Este ejercicio de recreación para Mendes, sin embargo, adquiere una particularidad dado el momento histórico que rodea el estreno de 1917, convirtiéndose en un lamento análogo al de Huizinga por un modo de guerra que parece haber quedado en el pasado.

1917 y la nostalgia de los valientes
El segundo componente de la añoranza que Mendes ejecuta en 1917 tiene que ver con los hombres, específicamente con un modo de ser hombres. Está claro que la construcción de las masculinidades en Occidente se interconecta muy pronto con la guerra. Desde la infancia, el ser soldado se propicia fácilmente como un deseo en la subjetividad de los niños, y como una práctica común en muchos de sus juegos.

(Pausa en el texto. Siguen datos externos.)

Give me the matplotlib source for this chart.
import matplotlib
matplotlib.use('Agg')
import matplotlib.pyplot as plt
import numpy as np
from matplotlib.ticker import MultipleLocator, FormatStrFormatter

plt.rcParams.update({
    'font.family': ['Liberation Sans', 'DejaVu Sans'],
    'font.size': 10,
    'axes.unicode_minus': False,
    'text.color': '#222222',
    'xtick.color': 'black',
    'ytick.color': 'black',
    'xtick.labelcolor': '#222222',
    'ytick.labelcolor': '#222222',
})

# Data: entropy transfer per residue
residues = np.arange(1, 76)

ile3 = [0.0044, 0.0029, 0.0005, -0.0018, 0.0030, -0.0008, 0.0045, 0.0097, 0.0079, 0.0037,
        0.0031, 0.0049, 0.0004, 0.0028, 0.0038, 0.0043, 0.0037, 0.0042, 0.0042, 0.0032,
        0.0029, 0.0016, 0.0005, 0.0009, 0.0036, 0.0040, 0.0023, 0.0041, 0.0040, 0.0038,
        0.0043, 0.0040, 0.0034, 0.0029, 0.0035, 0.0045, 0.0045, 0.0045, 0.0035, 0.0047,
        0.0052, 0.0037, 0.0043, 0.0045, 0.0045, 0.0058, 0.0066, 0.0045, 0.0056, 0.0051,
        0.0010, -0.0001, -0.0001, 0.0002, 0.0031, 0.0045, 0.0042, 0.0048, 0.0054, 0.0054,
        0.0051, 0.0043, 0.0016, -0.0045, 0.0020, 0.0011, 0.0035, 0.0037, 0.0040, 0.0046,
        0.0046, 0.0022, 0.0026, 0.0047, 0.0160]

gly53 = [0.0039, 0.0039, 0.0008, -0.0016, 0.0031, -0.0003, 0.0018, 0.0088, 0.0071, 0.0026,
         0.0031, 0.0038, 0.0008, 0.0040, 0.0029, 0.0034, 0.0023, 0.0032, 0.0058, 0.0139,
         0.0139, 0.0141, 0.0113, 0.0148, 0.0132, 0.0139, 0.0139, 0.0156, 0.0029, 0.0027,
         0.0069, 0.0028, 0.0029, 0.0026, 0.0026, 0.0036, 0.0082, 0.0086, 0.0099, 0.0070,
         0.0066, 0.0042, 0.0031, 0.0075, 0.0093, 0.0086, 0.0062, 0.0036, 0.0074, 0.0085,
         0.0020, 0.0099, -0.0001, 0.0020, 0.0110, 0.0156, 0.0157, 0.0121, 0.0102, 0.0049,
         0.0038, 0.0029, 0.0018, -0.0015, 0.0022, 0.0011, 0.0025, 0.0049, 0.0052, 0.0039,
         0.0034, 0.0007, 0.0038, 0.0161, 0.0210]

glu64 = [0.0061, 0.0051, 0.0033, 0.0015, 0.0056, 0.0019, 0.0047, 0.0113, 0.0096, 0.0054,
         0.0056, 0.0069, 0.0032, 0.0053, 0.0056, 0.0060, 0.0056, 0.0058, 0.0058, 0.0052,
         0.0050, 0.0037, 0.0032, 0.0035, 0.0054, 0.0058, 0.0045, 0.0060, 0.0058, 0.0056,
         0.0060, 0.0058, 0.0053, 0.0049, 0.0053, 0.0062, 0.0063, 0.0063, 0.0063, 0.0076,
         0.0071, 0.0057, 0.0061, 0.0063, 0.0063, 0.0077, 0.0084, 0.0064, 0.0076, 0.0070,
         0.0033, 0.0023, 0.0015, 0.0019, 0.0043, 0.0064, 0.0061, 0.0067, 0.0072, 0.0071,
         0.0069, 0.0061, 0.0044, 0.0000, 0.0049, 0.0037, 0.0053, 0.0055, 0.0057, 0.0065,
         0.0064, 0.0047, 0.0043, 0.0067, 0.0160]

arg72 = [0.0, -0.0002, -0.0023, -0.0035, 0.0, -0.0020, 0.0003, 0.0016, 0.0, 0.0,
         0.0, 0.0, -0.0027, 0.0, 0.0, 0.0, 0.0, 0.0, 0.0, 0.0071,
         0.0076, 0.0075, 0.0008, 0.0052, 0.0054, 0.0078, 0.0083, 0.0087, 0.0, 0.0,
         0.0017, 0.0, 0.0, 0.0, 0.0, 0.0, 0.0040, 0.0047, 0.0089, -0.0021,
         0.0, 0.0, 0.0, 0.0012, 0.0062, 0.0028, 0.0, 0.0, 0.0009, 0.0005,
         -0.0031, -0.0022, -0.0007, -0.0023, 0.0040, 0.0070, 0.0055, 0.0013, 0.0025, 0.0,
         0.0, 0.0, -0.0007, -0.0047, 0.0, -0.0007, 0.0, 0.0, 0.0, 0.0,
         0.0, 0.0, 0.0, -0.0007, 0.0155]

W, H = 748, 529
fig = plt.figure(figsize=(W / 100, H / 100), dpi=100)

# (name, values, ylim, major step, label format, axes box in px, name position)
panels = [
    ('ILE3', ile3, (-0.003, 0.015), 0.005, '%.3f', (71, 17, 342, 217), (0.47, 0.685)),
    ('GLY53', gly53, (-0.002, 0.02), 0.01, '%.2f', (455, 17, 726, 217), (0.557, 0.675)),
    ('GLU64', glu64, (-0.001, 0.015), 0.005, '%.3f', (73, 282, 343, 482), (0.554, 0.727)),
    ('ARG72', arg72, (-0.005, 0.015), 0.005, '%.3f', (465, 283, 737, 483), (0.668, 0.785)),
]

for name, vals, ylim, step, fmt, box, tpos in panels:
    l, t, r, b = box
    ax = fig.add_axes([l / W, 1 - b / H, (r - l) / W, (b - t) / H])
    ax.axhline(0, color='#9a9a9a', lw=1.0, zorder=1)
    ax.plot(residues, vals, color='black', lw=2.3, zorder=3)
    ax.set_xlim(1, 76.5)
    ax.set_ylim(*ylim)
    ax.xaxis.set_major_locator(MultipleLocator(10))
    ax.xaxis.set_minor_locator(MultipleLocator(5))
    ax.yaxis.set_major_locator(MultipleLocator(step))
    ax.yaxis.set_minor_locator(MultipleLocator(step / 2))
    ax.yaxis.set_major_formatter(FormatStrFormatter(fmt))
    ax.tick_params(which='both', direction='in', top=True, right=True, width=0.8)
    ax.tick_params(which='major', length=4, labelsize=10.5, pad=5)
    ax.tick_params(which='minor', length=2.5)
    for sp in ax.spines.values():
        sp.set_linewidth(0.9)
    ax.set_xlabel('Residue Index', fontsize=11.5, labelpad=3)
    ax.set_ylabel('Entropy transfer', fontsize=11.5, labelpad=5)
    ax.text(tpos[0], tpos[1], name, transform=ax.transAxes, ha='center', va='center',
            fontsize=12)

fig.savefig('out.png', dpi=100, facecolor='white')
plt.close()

La masculinidad implícita en la actividad de la guerra es una que se rige por el honor, la lealtad (ambos valores reforzadores de un status quo que pondera la agresividad sobre otras formas de ser hombre) y que se pone a prueba a través de acciones violentas representadas como actos de supervivencia, que van desde el golpe al cuerpo del enemigo hasta la violación sexual y el asesinato.
Si ampliamos un poco la mirada, nos daremos cuenta de que en el cine de Sam Mendes los hombres que construyen su masculinidad a través del uso de la violencia son los que tienen más éxito: el matón Michael (Tom Hanks) de Camino a la perdición (Road to perdition, 2002) y el Bond (Daniel Craig) de Skyfall (2012) y Spectre (2015). Los otros hombres, insertos en un orden de género donde las mujeres tienen más autonomía, lucen siempre incómodos y son incapaces de afrontar cabalmente esa inestabilidad: pienso en Lester (Kevin Sapcey) de Belleza Americana (American Beauty, 1999) y en Frank (Leonardo DiCaprio de Revolutionary Road (2008).

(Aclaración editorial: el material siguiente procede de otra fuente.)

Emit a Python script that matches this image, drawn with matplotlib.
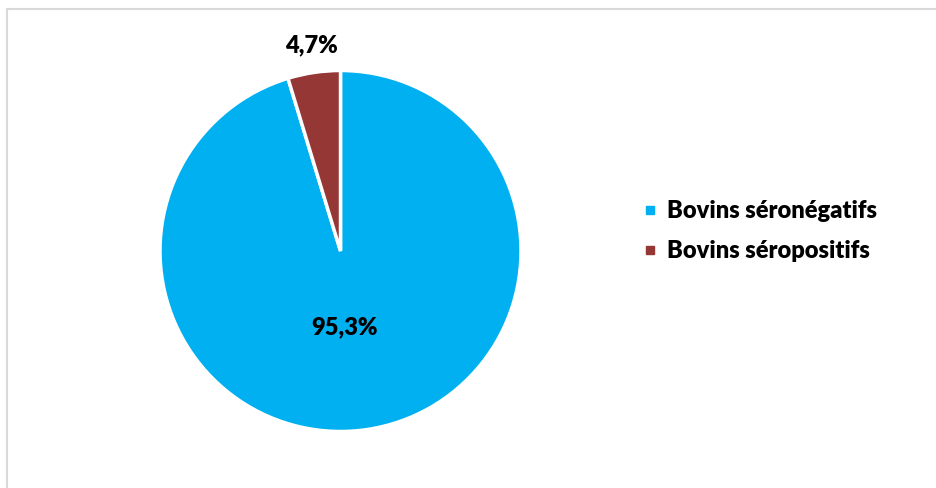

El cine bélico —al que Mendes se había acercado ya en Jarhead (2005), una historia de hombres ávidos de entrar en combate— siempre se ha caracterizado por la exaltación y legitimación de múltiples violencias en nombre de un patriotismo beligerante (véanse las producciones de Mel Gibson Braveheart [1995] y Hasta el último hombre [2016]) o, en otros casos, en nombre de un heroísmo humanitario igualmente sospechoso y refutable (es el caso de Dunquerque [Christopher Nolan, 2017]). Aunado a esto, las masculinidades que son reconsagradas en este tipo de películas se sitúan en lo que Pateman ha definido como el “patriarcado fraternal moderno”, donde los hombres ejercen su poder, ya no a partir de la figura-símbolo del padre, sino gracias al pacto con otros hombres/hermanos. Las lealtades forjadas durante el combate alían y empoderan masculinidades construidas a partir de la violencia y con miras a la dominación y la destrucción de otros cuerpos. La trama de 1917 exalta esa fraternidad en el momento más emotivo de la cinta —la muerte del joven Blake— y encomia la superioridad de esa alianza por encima de cualquier otro modo-de-ser-hombre en el momento más incómodo de la trama: el encuentro en medio de la noche con una mujer francesa y un bebé. En esta secuencia, Schofield no sólo se consagra como proveedor al dar leche al bebé, sino que deja claro la jerarquía de valores que rige su hombría. Está claro que Mendes y su coguionista Krysty Wilson-Cairns buscaron humanizar al personaje de Schofield con este encuentro, lo mismo que con la también forzada secuencia de las tropas escuchando a un hombre cantar. Estos momentos, sin embargo, que pretenden abrir una grieta de dignidad en medio de lo salvaje de la batalla, acaban por enturbiar más el de por sí pantanoso sentimiento de nostalgia, que detona la cinta, de un orden de género cada vez más difícil de sostener.
No que precisamente se eche de menos hombres como el soldado Schofield, pero Mendes sí parece evocar-revivir modos de probar la masculinidad donde lo que importa y define al hombre —y en eso es consistente a lo largo de su filmografía— es la destreza física, la lealtad con los pares, el sometimiento a la norma [patriarcal], el honor y la valentía. Al portar una pedagogía así, 1917 queda en el lenguaje de los críticos como un “clásico instantáneo”, aunque más bien se sienta como un sentido suspiro por ese otro tiempo (idealizado por la representación cinematográfica) donde el ser hombre lo determinaba el cumplimiento de una arriesgada y belicosa misión. Por fortuna, ya no estamos en 1917 y cada vez somos más los hombres que resistimos esas representaciones.